Dirty, Sexy Journalism Cheapens the Real Thing

    With good reason, people in Washington are a little weirded out by Patrick Kennedy at the moment. The Rhode Island congressman kind of went off the handle yesterday. And by kind of, I mean a lot.

    In a fit of rage, Kennedy berated the press for failing to cover an important House discussion on the U.S. war in Afghanistan. He shouted until his face turned red, waved his arms like a wild man and effectively called the media a bunch of scandal-mongering assclowns. We haven’t seen that kind of behavior on the House floor since, well, probably last week or something.

    But while it’s not uncommon to witness politicians behaving like angry children in front of the CSPAN cameras, Kennedy’s outburst carries with it a particular weight.

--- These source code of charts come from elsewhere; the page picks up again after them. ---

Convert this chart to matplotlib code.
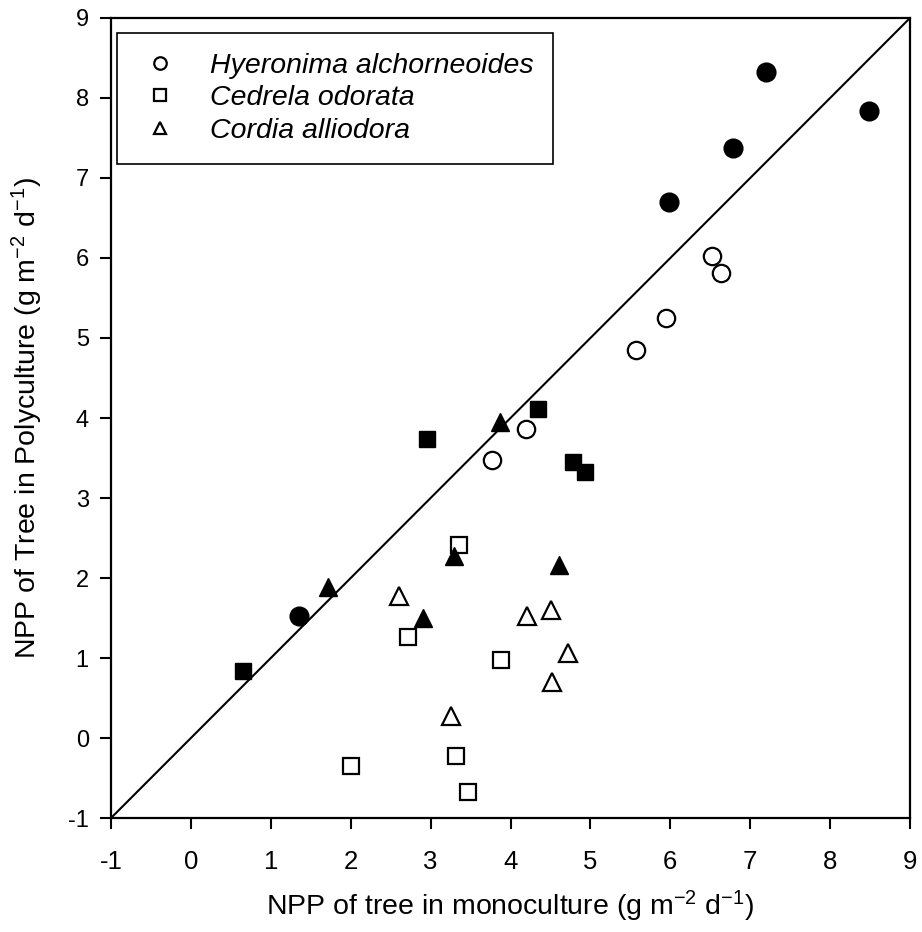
import numpy as np
import matplotlib.pyplot as plt
from matplotlib.lines import Line2D

plt.rcParams['font.family'] = ['Liberation Sans', 'DejaVu Sans']
plt.rcParams['mathtext.fontset'] = 'custom'
plt.rcParams['mathtext.rm'] = 'Liberation Sans'
plt.rcParams['mathtext.it'] = 'Liberation Sans:italic'

# Hyeronima alchorneoides
hy_open_x = [3.77, 4.20, 5.57, 5.95, 6.52, 6.64]
hy_open_y = [3.48, 3.86, 4.85, 5.25, 6.02, 5.81]
hy_fill_x = [1.35, 5.98, 6.79, 7.20, 8.49]
hy_fill_y = [1.53, 6.70, 7.38, 8.33, 7.84]

# Cedrela odorata
ce_open_x = [2.00, 2.72, 3.32, 3.35, 3.47, 3.88]
ce_open_y = [-0.35, 1.26, -0.23, 2.41, -0.67, 0.975]
ce_fill_x = [0.65, 2.95, 4.34, 4.78, 4.93]
ce_fill_y = [0.84, 3.74, 4.11, 3.45, 3.32]

# Cordia alliodora
co_open_x = [2.60, 3.26, 4.21, 4.51, 4.52, 4.72]
co_open_y = [1.77, 0.27, 1.52, 1.60, 0.70, 1.06]
co_fill_x = [1.71, 2.90, 3.29, 3.87, 4.61]
co_fill_y = [1.89, 1.50, 2.27, 3.95, 2.16]

species = ['Hyeronima alchorneoides', 'Cedrela odorata', 'Cordia alliodora']
ticks = np.arange(-1, 10, 1)

fig = plt.figure(figsize=(9.22, 9.32), dpi=100)
ax = fig.add_axes([0.1204, 0.1223, 0.8666, 0.8584])

ax.plot([-1, 9], [-1, 9], color='black', lw=1.5, zorder=1)

ax.plot(hy_open_x, hy_open_y, 'o', ms=12.5, mfc='white', mec='black', mew=1.6, ls='none')
ax.plot(hy_fill_x, hy_fill_y, 'o', ms=13.5, mfc='black', mec='black', ls='none')
ax.plot(ce_open_x, ce_open_y, 's', ms=11.5, mfc='white', mec='black', mew=1.6, ls='none')
ax.plot(ce_fill_x, ce_fill_y, 's', ms=12, mfc='black', mec='black', ls='none')
ax.plot(co_open_x, co_open_y, '^', ms=12.5, mfc='white', mec='black', mew=1.6, ls='none')
ax.plot(co_fill_x, co_fill_y, '^', ms=13, mfc='black', mec='black', ls='none')

ax.set_xlim(-1, 9)
ax.set_ylim(-1, 9)
ax.set_xticks(ticks)
ax.set_yticks(ticks)
ax.set_xticklabels([str(t) for t in ticks], fontsize=18.5)
ax.set_yticklabels([str(t) for t in ticks], fontsize=17)
ax.tick_params(direction='out', length=8, width=1.5, top=False, right=False)
ax.tick_params(axis='x', pad=15)
ax.tick_params(axis='y', pad=8)
for s in ax.spines.values():
    s.set_linewidth(1.6)

ax.set_xlabel('NPP of tree in monoculture (g m$^{-2}$ d$^{-1}$)', fontsize=20.5)
ax.set_ylabel('NPP of Tree in Polyculture (g m$^{-2}$ d$^{-1}$)', fontsize=20.5)
ax.xaxis.set_label_coords(0.5, -0.088)
ax.yaxis.set_label_coords(-0.083, 0.5)

handles = [Line2D([], [], marker=m, ls='none', ms=9, mfc='white', mec='black', mew=1.6)
           for m in ['o', 's', '^']]
leg = ax.legend(handles, species, loc='upper left', bbox_to_anchor=(0.0075, 0.981),
                borderaxespad=0, fancybox=False, framealpha=1, edgecolor='black',
                prop={'style': 'italic', 'size': 20.5}, handletextpad=0.9,
                borderpad=0.7, labelspacing=0.22, handlelength=1.65)
leg.get_frame().set_linewidth(1.2)

fig.savefig('out.png', dpi=100)
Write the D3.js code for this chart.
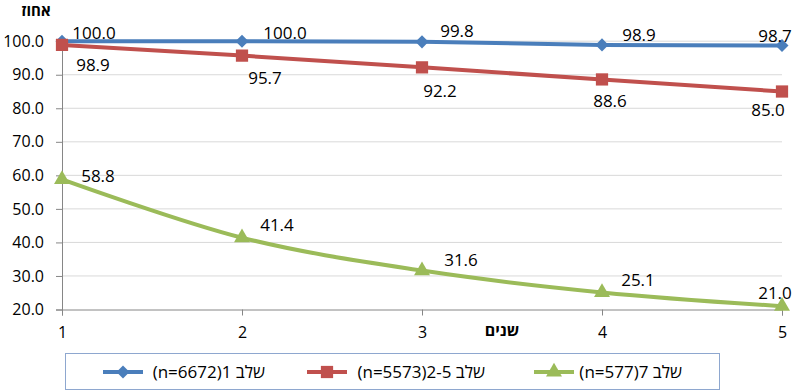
<!DOCTYPE html>
<html>
<head>
<meta charset="utf-8">
<script src="https://cdn.jsdelivr.net/npm/d3@7"></script>
<style>
  body { margin: 0; background: #fff; }
  text { font-family: "Open Sans", sans-serif; fill: #000; }
</style>
</head>
<body>
<svg id="chart" width="800" height="391"></svg>
<script>
const years = [1, 2, 3, 4, 5]
const yTicks = [20, 30, 40, 50, 60, 70, 80, 90, 100]
const stage1 = [100.0, 100.0, 99.8, 98.9, 98.7]
const stage25 = [98.9, 95.7, 92.2, 88.6, 85.0]
const stage7 = [58.8, 41.4, 31.6, 25.1, 21.0]
const seriesNames = ['שלב 1(n=6672)', 'שלב 2-5(n=5573)', 'שלב 7(n=577)']

// label offsets (dx, dy of label centre from the point)
const labelOffsets = [
  [[32, -8], [43, -8], [35, -11], [37, -10], [-7, -10]],
  [[31, 20], [23, 22], [18, 24], [8, 22], [-14, 19]],
  [[36, -3], [35, -13], [39, -11], [36, -12], [-7, -13]]
]

const series = [
  { name: seriesNames[0], values: stage1, color: '#4a7ebb', marker: 'diamond', size: 85, curve: d3.curveLinear },
  { name: seriesNames[1], values: stage25, color: '#c0504d', marker: 'square', size: 150, curve: d3.curveLinear },
  { name: seriesNames[2], values: stage7, color: '#9bbb59', marker: 'triangle', size: 110, curve: d3.curveCardinal.tension(0) }
]

function markerPath(s) {
  const type = s.marker === 'triangle' ? d3.symbolTriangle : d3.symbolSquare
  return d3.symbol().type(type).size(s.size)()
}
function markerRot(s) {
  return s.marker === 'diamond' ? ' rotate(45)' : ''
}

const svg = d3.select('#chart')
const x = d3.scaleLinear().domain([1, 5]).range([62, 782])
const y = d3.scaleLinear().domain([20, 100]).range([309.5, 41.2])

// gridlines
svg.append('g').selectAll('line')
  .data(yTicks.slice(1))
  .enter().append('line')
    .attr('x1', x(1)).attr('x2', x(5))
    .attr('y1', d => y(d)).attr('y2', d => y(d))
    .attr('stroke', '#d9d9d9').attr('stroke-width', 1)

// y axis
const yAxis = svg.append('g')
  .attr('transform', `translate(${x(1)},0)`)
  .call(d3.axisLeft(y).tickValues(yTicks).tickFormat(d3.format('.1f')).tickSize(6).tickPadding(12))
yAxis.select('.domain').attr('stroke', '#868686')
yAxis.selectAll('.tick line').attr('stroke', '#868686')
yAxis.selectAll('.tick text').style('font-size', '16px').style('font-family', '"Open Sans", sans-serif')

// x axis
const xAxis = svg.append('g')
  .attr('transform', `translate(0,${y(20)})`)
  .call(d3.axisBottom(x).tickValues(years).tickFormat(d3.format('d')).tickSize(6).tickPadding(11))
xAxis.select('.domain').attr('stroke', '#868686')
xAxis.selectAll('.tick line').attr('stroke', '#868686')
xAxis.selectAll('.tick text').style('font-size', '16px').style('font-family', '"Open Sans", sans-serif')

// axis titles
svg.append('text').attr('x', 36).attr('y', 16).attr('text-anchor', 'middle')
  .style('font-size', '15px').style('font-weight', 'bold').text('אחוז')
svg.append('text').attr('x', 502).attr('y', 336).attr('text-anchor', 'middle')
  .style('font-size', '16px').style('font-weight', 'bold').text('שנים')

// lines
series.forEach(s => {
  const line = d3.line()
    .x((d, i) => x(years[i]))
    .y(d => y(d))
    .curve(s.curve)
  svg.append('path')
    .datum(s.values)
    .attr('d', line)
    .attr('fill', 'none')
    .attr('stroke', s.color)
    .attr('stroke-width', 4)
    .attr('stroke-linejoin', 'round')
})

// markers and labels
series.forEach((s, si) => {
  svg.append('g').selectAll('path')
    .data(s.values)
    .enter().append('path')
      .attr('transform', (d, i) => `translate(${x(years[i])},${y(d)})` + markerRot(s))
      .attr('d', markerPath(s))
      .attr('fill', s.color)

  svg.append('g').selectAll('text')
    .data(s.values)
    .enter().append('text')
      .attr('x', (d, i) => x(years[i]) + labelOffsets[si][i][0])
      .attr('y', (d, i) => y(d) + labelOffsets[si][i][1])
      .attr('dy', '0.35em')
      .attr('text-anchor', 'middle')
      .style('font-size', '17px')
      .text(d => d3.format('.1f')(d))
})

// legend
svg.append('rect')
  .attr('x', 65.5).attr('y', 353.5).attr('width', 654).attr('height', 36)
  .attr('fill', 'none').attr('stroke', '#8ea7cf').attr('stroke-width', 1)

const legendPos = [
  { lx: 103, rx: 265 },
  { lx: 307, rx: 485 },
  { lx: 534, rx: 682 }
]
series.forEach((s, si) => {
  const p = legendPos[si]
  const g = svg.append('g')
  g.append('line')
    .attr('x1', p.lx).attr('x2', p.lx + 40)
    .attr('y1', 372).attr('y2', 372)
    .attr('stroke', s.color).attr('stroke-width', 4)
  g.append('path')
    .attr('transform', `translate(${p.lx + 20},372)` + markerRot(s))
    .attr('d', markerPath(s))
    .attr('fill', s.color)
  g.append('text')
    .attr('x', p.rx).attr('y', 372)
    .attr('dy', '0.35em')
    .attr('direction', 'rtl')
    .attr('text-anchor', 'start')
    .style('font-size', '17px')
    .text(s.name)
})
</script>
</body>
</html>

Though he expressed his anger in a truly unfortunate manner, his sentiment is undeniably justified. His frustration is the same kind we all begin to feel after the same tired gossip of Tiger Wood’s mistress collection makes the news for weeks on end, the sort of rage that brews when relentless discussion of shock and scandal eclipses issues of real national concern.

    For the last several days, a significant portion of the media has been fixated on the alleged extramarital perversions of flash-in-the-pan New York congressman Eric Massa. Massa — who is the spitting image of Joe Pesci in “Home Alone 2” after his hair got set on fire — has been chugging steadily along on the denial train since he was pinned with accusations of inappropriate sexual conduct with a male staffer last week. With evidence mounting against him, Massa began swinging wildly. After resigning his post, he claimed to have been repeatedly harassed in a Congressional shower by White House Chief of Staff Rahm Emanuel. He accused House Speaker Nancy Pelosi and House Majority Leader Steny Hoyer of fueling rumors of his misconduct in a plot to force him out of Congress and eliminate his opposition to the health care reform bill. He even went on Glenn Beck.

    The story is bizarre, enticing and scandalous as hell — exactly the kind of thing for which we media hounds tend to go batshit crazy. Stories like that drive up readership, boost ratings and rake in the dough. Scandal is America’s lifeblood — a controlled addiction fed steadily by periodic bouts of sex-driven political idiocy and blurry photos of exotic vacations with exotic mistresses and exotic intrigue.

    After a while, however, you start to realize that batshit stinks. While Massa — like Patterson, Edwards, Blagojevich and every other washed-up politician before them — fumbles his way through his sex-tinged 15 minutes of weirdo fame, important things go unnoticed. Important things like automobile safety hearings, corporate earmark restrictions and filibuster reform proposals. Wait, those sound super boring. Oh, OK, I get it now.

    But that doesn’t mean it’s OK. Kennedy was dead-on. The media has its priorities in all the wrong places. Driven largely by the need to turn some sort of profit, news outlets place an alarming premium on the type of shock-and-awe crap that keeps us coming back for more. Is Massa really the perv his detractors are claiming him to be? How often did that California legislator frequent his favorite gay bars while consistently voting against gay rights? How many different types of facial hair has New York Gov. David Patterson sported in the last three years? Could I too pull off a mustache like that?

    At the same time, however, the media has a deep and vastly important responsibility to the public. We’re here to provide people with information that makes them better citizens, better people, better voters. A sex scandal is always going to be more interesting than a lengthy discussion on the Senate’s budget reconciliation procedures — but that’s just a cop out. It’s too easy. It’s too fleeting. It doesn’t mean anything in the long run.

    Heed Kennedy’s words. We’d all be better off with a little less scandal and a lot more news.